Le chardonneret Etats-Unis 2019 – 150min.

Critique du film

Le chardonneret, cet oiseau de mauvais augure

Sven Papaux
Critique du film: Sven Papaux

Adapté du roman éponyme signé Donna Tartt, couronné par un prix Pulitzer, Le Chardonneret est un film dense, chargé de nombreux allers-retours entre le présent et le passé. Un tableau comme dernier lien maternel, comme totem existentiel. Ansel Elgort y est solide.

Théo Decker (Oakes Fegley) se retrouve orphelin après un attentat au Metropolitan Museum de New York. Théo est recueilli par une famille bourgeoise, les Barbour. Un nouveau chapitre s’ouvre pour le gamin, reconstruisant sa toute nouvelle vie. Un père qui a pris ses jambes à son cou, une mère décédée, le jeune garçon n’a plus qu’un tableau qu’il garde secrètement avec lui: «Le Chardonneret» de Carel Fabritius. C’est un vieil homme, sous les gravats, proche de passer l’arme à gauche, qui lui ordonne de l’embarquer avec lui, avec en prime une bague où il est inscrit Blackwell. Deux objets pour un avenir incertain.

La photographie de Roger Deakins (Blade Runner 2049), la narration parfois poussive, enchâssant différentes temporalités, bercée dans une subtile élégance, Le Chardonneret a ce quelque chose qui vous embarque sous d’autres cieux. Un musée lumineux, où sont dressées des fresques inestimables, puis le carnage, un champ de ruines. Théo Decker se trouve là, au milieu des gravats. Tout se bouscule. Après la catastrophe, le voici catapulté dans cette famille riche et guindée. Il s'y sent comme de trop, avant que son père ne lui fasse la surprise (désagréable) de l’embarquer à Las Vegas. Un quartier abandonné, au milieu de nulle part, à l’atmosphère climatisée, aride. Le désert du Nevada pour nouvelle maison, Boris (Finn Wolfhard), rencontré à l’école, est son nouveau voisin et ami. Un jeune qui va lui faire découvrir la vie sous un autre angle, avec une pointe de légèreté et… de substances illicites.

Esseulé, victime de stress post-traumatique, Théo grandit - dorénavant sous les traits d’Ansel Egort - prisonnier du passé. Comme le musée après l’attentat, Théo reconstruit sa vie sur un champ de ruines. Orphelin, «Le Chardonneret» est ce dernier lien avec sa mère, cet oiseau enchaîné est à l’image de Théo: enchaîné à son passé, à son deuil. La solitude le guette. «On se déguise pour nous-même», détaille Théo. L’esprit avant le cœur, un jeune homme à la vie désincarnée. Un rôle où Ansel Elgort brille par son intériorité. Les échanges entre Elgort et Nicole Kidman, la matriarche de la famille Barbour, ont ce quelque chose de très maternel, de très authentique, voire subtil.

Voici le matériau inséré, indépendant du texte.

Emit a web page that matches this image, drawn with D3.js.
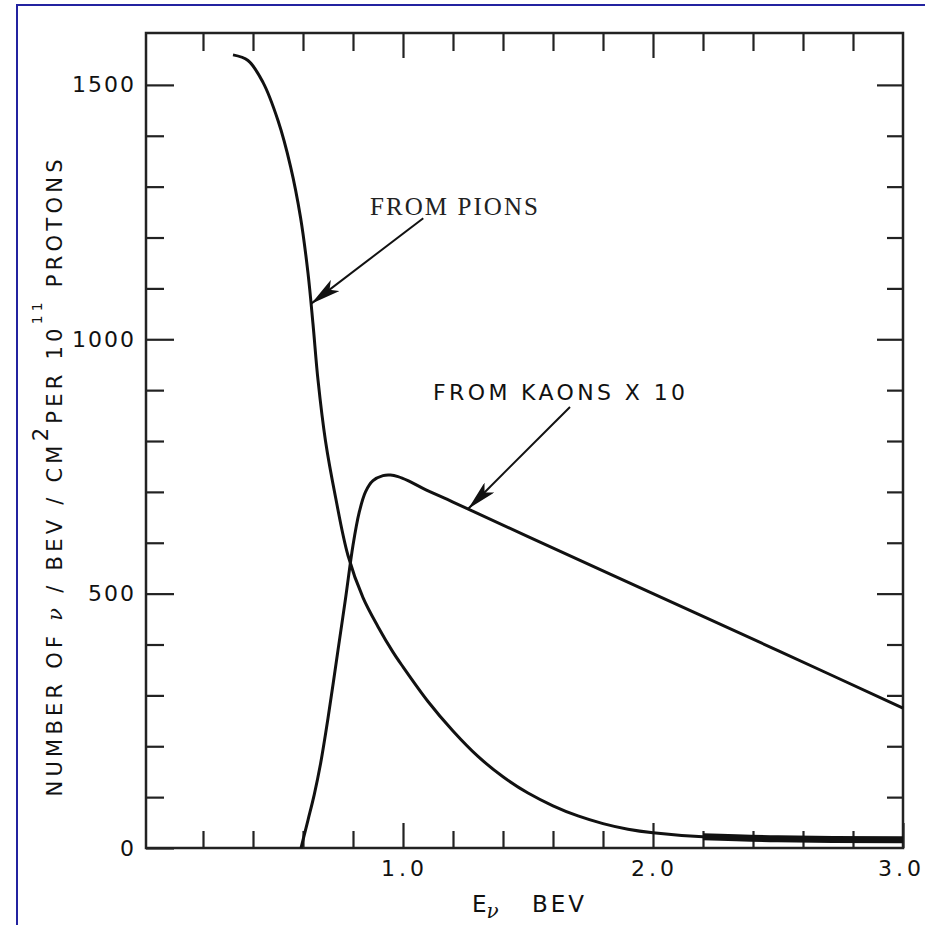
<!DOCTYPE html>
<html><head><meta charset="utf-8">
<script src="https://cdn.jsdelivr.net/npm/d3@7"></script>
<style>body{margin:0;background:#fff}svg{display:block}</style>
</head><body>
<script>
// ---- data ----
const pionEnergy = [0.32, 0.38, 0.44, 0.50, 0.55, 0.59, 0.62, 0.64, 0.66, 0.69, 0.73, 0.78, 0.84, 0.90, 0.96, 1.0, 1.1, 1.2, 1.3, 1.4, 1.5, 1.6, 1.7, 1.8, 1.9, 2.0, 2.2, 2.5, 3.0];
const pionCount  = [1559, 1548, 1505, 1430, 1340, 1240, 1130, 1030, 920, 800, 690, 575, 492, 435, 385, 356, 288, 230, 180, 140, 108, 83, 63, 48, 37, 30, 22, 18, 16];
const kaonEnergy = [0.592, 0.62, 0.645, 0.67, 0.70, 0.74, 0.77, 0.80, 0.825, 0.85, 0.88, 0.92, 0.95, 0.98, 1.02, 1.08, 1.2, 1.5, 2.0, 2.5, 3.0];
const kaonCount  = [0, 55, 105, 165, 255, 389, 490, 595, 660, 700, 722, 732, 733, 730, 722, 707, 680, 612, 500, 388, 275];
const pionTailStart = 2.2; // heavy-drawn tail of the pion curve

const xMinorTicks = [0.2, 0.4, 0.6, 0.8, 1.2, 1.4, 1.6, 1.8, 2.2, 2.4, 2.6, 2.8];
const xMajorTicks = [1.0, 2.0, 3.0];
const xTickLabels = ["1.0", "2.0", "3.0"];
const yMinorTicks = [100, 200, 300, 400, 600, 700, 800, 900, 1100, 1200, 1300, 1400];
const yMajorTicks = [0, 500, 1000, 1500];
const yTickLabels = ["0", "500", "1000", "1500"];

const pionLabel = "FROM PIONS";
const kaonLabel = "FROM KAONS X 10";
const pionArrow = {from: [1.081, 1238], to: [0.633, 1070]};
const kaonArrow = {from: [1.668, 867], to: [1.261, 667]};
const pionLabelAt = [0.868, 1244];
const kaonLabelAt = [1.12, 880];

// ---- layout ----
const W = 925, H = 925;
const svg = d3.select("body").append("svg").attr("width", W).attr("height", H);
svg.append("rect").attr("width", W).attr("height", H).attr("fill", "#fff");
// blue outer frame
svg.append("rect").attr("x", 17).attr("y", 5).attr("width", 950).attr("height", 950)
  .attr("fill", "none").attr("stroke", "#2323a0").attr("stroke-width", 2);

const x = d3.scaleLinear().domain([-0.028, 3.0]).range([146, 903]);
const y = d3.scaleLinear().domain([0, 1602]).range([848, 33]);
const ink = "#111";
const font = "'DejaVu Sans', sans-serif";

// frame
svg.append("rect").attr("x", x.range()[0]).attr("y", y.range()[1])
  .attr("width", x.range()[1] - x.range()[0]).attr("height", y.range()[0] - y.range()[1])
  .attr("fill", "none").attr("stroke", "#222").attr("stroke-width", 2.5);

function styleAxis(g) {
  g.select(".domain").remove();
  g.selectAll(".tick line").attr("stroke", "#222").attr("stroke-width", 2.2);
  g.selectAll(".tick text").attr("fill", ink).style("font-family", font).style("font-size", "22px");
}
// bottom
svg.append("g").attr("transform", `translate(0,${y(0)})`)
  .call(d3.axisBottom(x).tickValues(xMinorTicks).tickSize(-17).tickFormat(""))
  .call(styleAxis);
svg.append("g").attr("transform", `translate(0,${y(0)})`)
  .call(d3.axisBottom(x).tickValues(xMajorTicks).tickSize(-25).tickPadding(12)
    .tickFormat((d, i) => xTickLabels[i]))
  .call(styleAxis)
  .call(g => g.selectAll(".tick text").style("letter-spacing", "4px")
    .attr("dx", d => d === 3 ? "-2px" : "1px"));
// top
svg.append("g").attr("transform", `translate(0,${y.range()[1]})`)
  .call(d3.axisTop(x).tickValues(xMinorTicks).tickSize(-18).tickFormat("")).call(styleAxis);
svg.append("g").attr("transform", `translate(0,${y.range()[1]})`)
  .call(d3.axisTop(x).tickValues(xMajorTicks.filter(v => v < 3)).tickSize(-25).tickFormat("")).call(styleAxis);
// left
svg.append("g").attr("transform", `translate(${x.range()[0]},0)`)
  .call(d3.axisLeft(y).tickValues(yMinorTicks).tickSize(-18).tickFormat("")).call(styleAxis);
svg.append("g").attr("transform", `translate(${x.range()[0]},0)`)
  .call(d3.axisLeft(y).tickValues(yMajorTicks).tickSize(-28).tickPadding(10)
    .tickFormat((d, i) => yTickLabels[i]))
  .call(styleAxis)
  .call(g => g.selectAll(".tick text").style("letter-spacing", "2px"));
// right
svg.append("g").attr("transform", `translate(${x.range()[1]},0)`)
  .call(d3.axisRight(y).tickValues(yMinorTicks).tickSize(-16).tickFormat("")).call(styleAxis);
svg.append("g").attr("transform", `translate(${x.range()[1]},0)`)
  .call(d3.axisRight(y).tickValues(yMajorTicks.filter(v => v > 0)).tickSize(-26).tickFormat("")).call(styleAxis);

// curves
const line = d3.line().x(d => x(d[0])).y(d => y(d[1])).curve(d3.curveCatmullRom.alpha(0.5));
const pion = pionEnergy.map((e, i) => [e, pionCount[i]]);
const kaon = kaonEnergy.map((e, i) => [e, kaonCount[i]]);
svg.append("path").datum(pion).attr("d", line).attr("fill", "none")
  .attr("stroke", ink).attr("stroke-width", 3).attr("stroke-linejoin", "round");
svg.append("path").datum(pion.filter(d => d[0] >= pionTailStart)).attr("d", line).attr("fill", "none")
  .attr("stroke", ink).attr("stroke-width", 7);
svg.append("path").datum(kaon).attr("d", line).attr("fill", "none")
  .attr("stroke", ink).attr("stroke-width", 3).attr("stroke-linejoin", "round");

// arrows
const defs = svg.append("defs");
defs.append("marker").attr("id", "head").attr("viewBox", "0 0 30 14")
  .attr("refX", 30).attr("refY", 7).attr("markerWidth", 30).attr("markerHeight", 14)
  .attr("markerUnits", "userSpaceOnUse").attr("orient", "auto")
  .append("path").attr("d", "M0,0 L30,7 L0,14 L7,7 Z").attr("fill", ink);
[pionArrow, kaonArrow].forEach(a => {
  svg.append("line")
    .attr("x1", x(a.from[0])).attr("y1", y(a.from[1]))
    .attr("x2", x(a.to[0])).attr("y2", y(a.to[1]))
    .attr("stroke", ink).attr("stroke-width", 2).attr("marker-end", "url(#head)");
});

// annotation labels
svg.append("text").attr("x", x(pionLabelAt[0])).attr("y", y(pionLabelAt[1]))
  .attr("textLength", 168).attr("lengthAdjust", "spacing")
  .style("font-family", "'Liberation Serif', 'DejaVu Serif', serif").style("font-size", "25px")
  .attr("fill", "#222").text(pionLabel);
svg.append("text").attr("x", x(kaonLabelAt[0])).attr("y", y(kaonLabelAt[1]))
  .attr("textLength", 252).attr("lengthAdjust", "spacing")
  .style("font-family", font).style("font-size", "22px")
  .attr("fill", ink).text(kaonLabel);

// x-axis title
const xt = svg.append("text").attr("x", 472).attr("y", 912)
  .style("font-family", font).style("font-size", "23px").attr("fill", ink);
xt.append("tspan").text("E");
xt.append("tspan").attr("dy", 6).style("font-family", "'DejaVu Serif', serif")
  .style("font-style", "italic").style("font-size", "20px").text("ν");
svg.append("text").attr("x", 532).attr("y", 912).style("letter-spacing", "3px")
  .style("font-family", font).style("font-size", "23px").attr("fill", ink).text("BEV");

// y-axis title
const yt = svg.append("text").attr("transform", "translate(62,478) rotate(-90)")
  .attr("text-anchor", "middle").attr("textLength", 637).attr("lengthAdjust", "spacing")
  .style("font-family", font).style("font-size", "21px").attr("fill", ink);
yt.append("tspan").text("NUMBER OF ");
yt.append("tspan").style("font-family", "'DejaVu Serif', serif").style("font-style", "italic").text("ν");
yt.append("tspan").text(" / BEV / CM");
yt.append("tspan").attr("dy", -14).text("2");
yt.append("tspan").attr("dy", 14).text("PER 10");
yt.append("tspan").attr("dy", -20).style("font-size", "14px").text("11");
yt.append("tspan").attr("dy", 20).text(" PROTONS");
</script>
</body></html>
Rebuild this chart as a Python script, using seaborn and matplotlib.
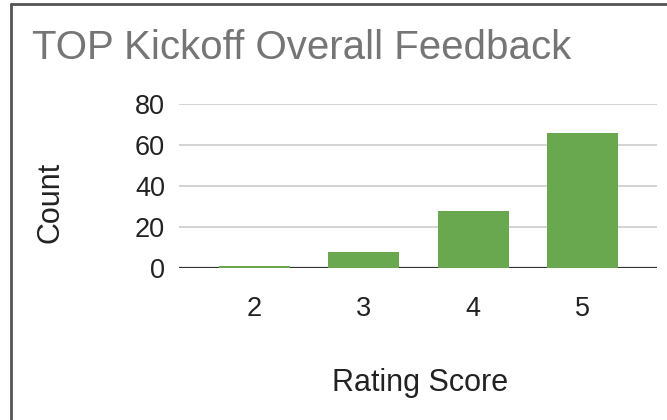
import seaborn as sns
import matplotlib.pyplot as plt
import pandas as pd
from matplotlib.lines import Line2D

# 数据
scores = ["2", "3", "4", "5"]
counts = [1, 8, 28, 66]
y_ticks = [0, 20, 40, 60, 80]

sns.set_style("white")
plt.rcParams['font.family'] = ['Liberation Sans', 'DejaVu Sans']

df = pd.DataFrame({"score": scores, "count": counts})

fig = plt.figure(figsize=(6.67, 4.2), dpi=100)
ax = fig.add_axes([179 / 667, 1 - 268 / 420, 478 / 667, 164 / 420])

sns.barplot(data=df, x="score", y="count", color="#6aa84f", saturation=1,
            width=0.65, linewidth=0, edgecolor="none", ax=ax, zorder=5)

ax.set_ylim(0, 80)
ax.set_xlim(-0.69, 3.68)
ax.set_yticks(y_ticks)
ax.yaxis.grid(True, color="#cccccc", linewidth=1.2, zorder=0)
ax.axhline(0, color="#333333", linewidth=1.6, zorder=4)
for s in ax.spines.values():
    s.set_visible(False)
ax.tick_params(axis="both", length=0, labelsize=19.5, colors="#222222", pad=10)
ax.tick_params(axis="x", pad=20)
ax.set_xlabel("")
ax.set_ylabel("")

fig.text(32 / 667, 1 - 48 / 420, "TOP Kickoff Overall Feedback", fontsize=29,
         color="#757575", va="center", ha="left")
fig.text(50 / 667, 1 - 202 / 420, "Count", fontsize=22, color="#222222",
         rotation=90, va="center", ha="center")
fig.text(420 / 667, 1 - 383 / 420, "Rating Score", fontsize=22, color="#222222",
         va="center", ha="center")

# 边框（上、左）
fig.add_artist(Line2D([11 / 667, 11 / 667], [0, 1 - 4 / 420], transform=fig.transFigure,
                      color="#555555", linewidth=2))
fig.add_artist(Line2D([11 / 667, 1], [1 - 4 / 420, 1 - 4 / 420], transform=fig.transFigure,
                      color="#555555", linewidth=2))

fig.savefig("out.png", dpi=100)
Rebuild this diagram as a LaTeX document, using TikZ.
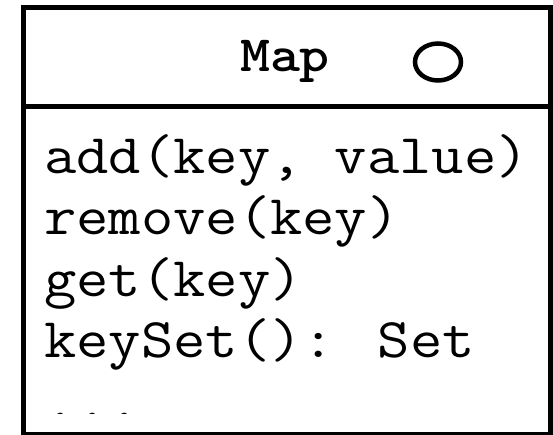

Une mère de substitution pour un jeune homme à la dérive. Impossible pour lui de s’envoler vers le bonheur. L’élégance de la mise en scène signée John Crowley (Brooklyn) réussit à contenir les errances d’une trop dense et trop étirée narration. L’œuvre de Donna Tartt demande beaucoup de temps et de mise en place, voguant entre l’Amérique et l’Europe. Difficile de tout balayer dans un format décent. Malgré les faiblesses, la rigidité, la poésie qu’en retire Crowley réussit à extraire un certain mysticisme d’un deuil rattaché à une défunte mère trop envahissante.

En bref!

L’élégance et la photographie sont les atours d’une œuvre qui aurait mérité plus de précision dans sa démarche. La densité du roman porte préjudice au film, à l’écriture trop désordonnée. Les ellipses sont souvent maladroites, mais cette intériorité et ce récit nous poussent à y rester enchaînés, à vivre à travers les failles béantes d’un jeune homme dragué par la douleur.